**SUPPLIED DATA**
········

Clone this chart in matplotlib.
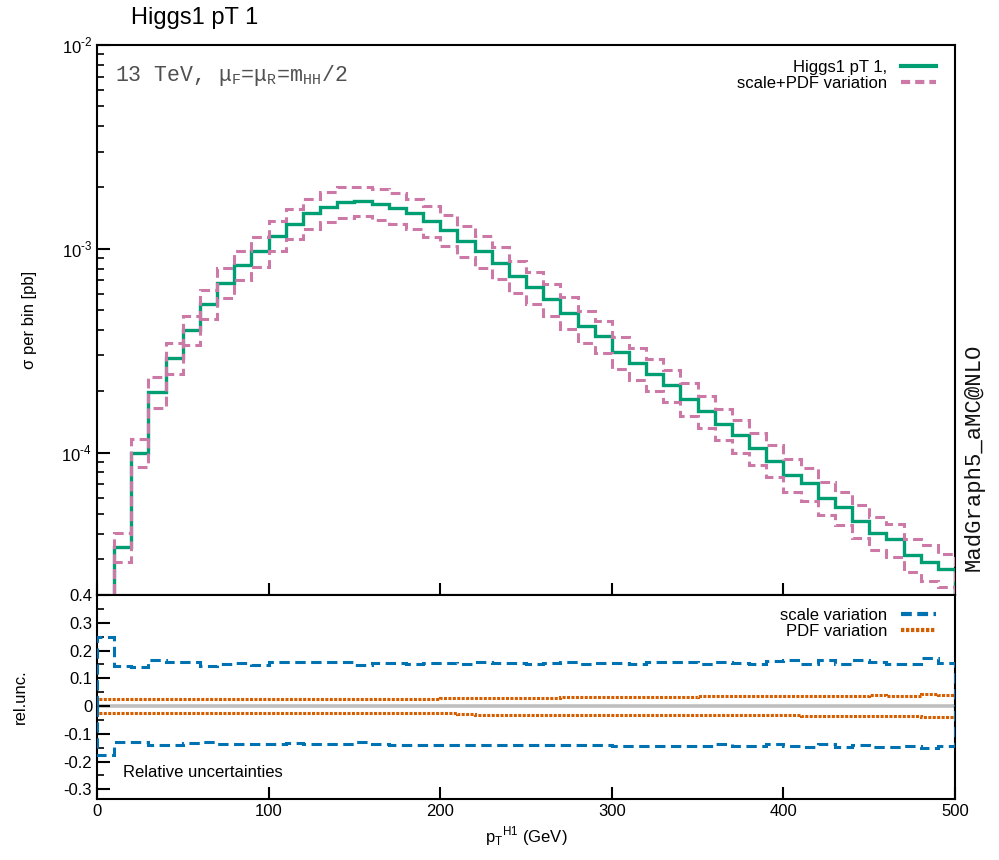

········

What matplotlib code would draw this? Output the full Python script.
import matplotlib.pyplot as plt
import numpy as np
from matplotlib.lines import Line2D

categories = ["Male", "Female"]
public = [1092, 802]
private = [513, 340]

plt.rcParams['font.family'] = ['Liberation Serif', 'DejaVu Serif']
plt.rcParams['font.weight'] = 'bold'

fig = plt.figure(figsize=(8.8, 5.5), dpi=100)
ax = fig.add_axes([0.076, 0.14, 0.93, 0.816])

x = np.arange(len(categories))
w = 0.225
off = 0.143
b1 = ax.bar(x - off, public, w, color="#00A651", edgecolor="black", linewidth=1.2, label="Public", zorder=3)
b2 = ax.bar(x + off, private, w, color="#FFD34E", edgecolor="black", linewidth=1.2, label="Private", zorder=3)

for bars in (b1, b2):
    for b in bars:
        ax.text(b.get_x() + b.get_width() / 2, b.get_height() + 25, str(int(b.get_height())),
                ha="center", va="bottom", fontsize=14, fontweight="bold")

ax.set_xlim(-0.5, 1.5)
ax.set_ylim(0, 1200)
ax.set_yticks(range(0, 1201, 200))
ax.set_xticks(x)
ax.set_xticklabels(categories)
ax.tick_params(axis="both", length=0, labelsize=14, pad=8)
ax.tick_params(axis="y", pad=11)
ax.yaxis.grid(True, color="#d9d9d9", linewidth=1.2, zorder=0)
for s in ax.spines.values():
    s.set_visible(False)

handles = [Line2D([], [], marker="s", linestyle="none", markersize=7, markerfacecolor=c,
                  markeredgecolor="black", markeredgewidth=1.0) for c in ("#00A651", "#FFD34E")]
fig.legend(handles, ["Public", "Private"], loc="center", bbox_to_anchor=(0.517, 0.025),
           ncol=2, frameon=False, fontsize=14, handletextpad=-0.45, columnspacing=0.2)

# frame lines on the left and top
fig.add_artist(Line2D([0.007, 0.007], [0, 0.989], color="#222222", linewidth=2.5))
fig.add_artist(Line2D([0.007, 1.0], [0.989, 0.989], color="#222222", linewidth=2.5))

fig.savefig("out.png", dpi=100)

········

**TASK**
Quote only the lines running from the line that holds "What matplotlib code" to the line that holds "private = [513, 340]", both ends included.

**EXPECTED ANSWER**
What matplotlib code would draw this? Output the full Python script.
import matplotlib.pyplot as plt
import numpy as np
from matplotlib.lines import Line2D

categories = ["Male", "Female"]
public = [1092, 802]
private = [513, 340]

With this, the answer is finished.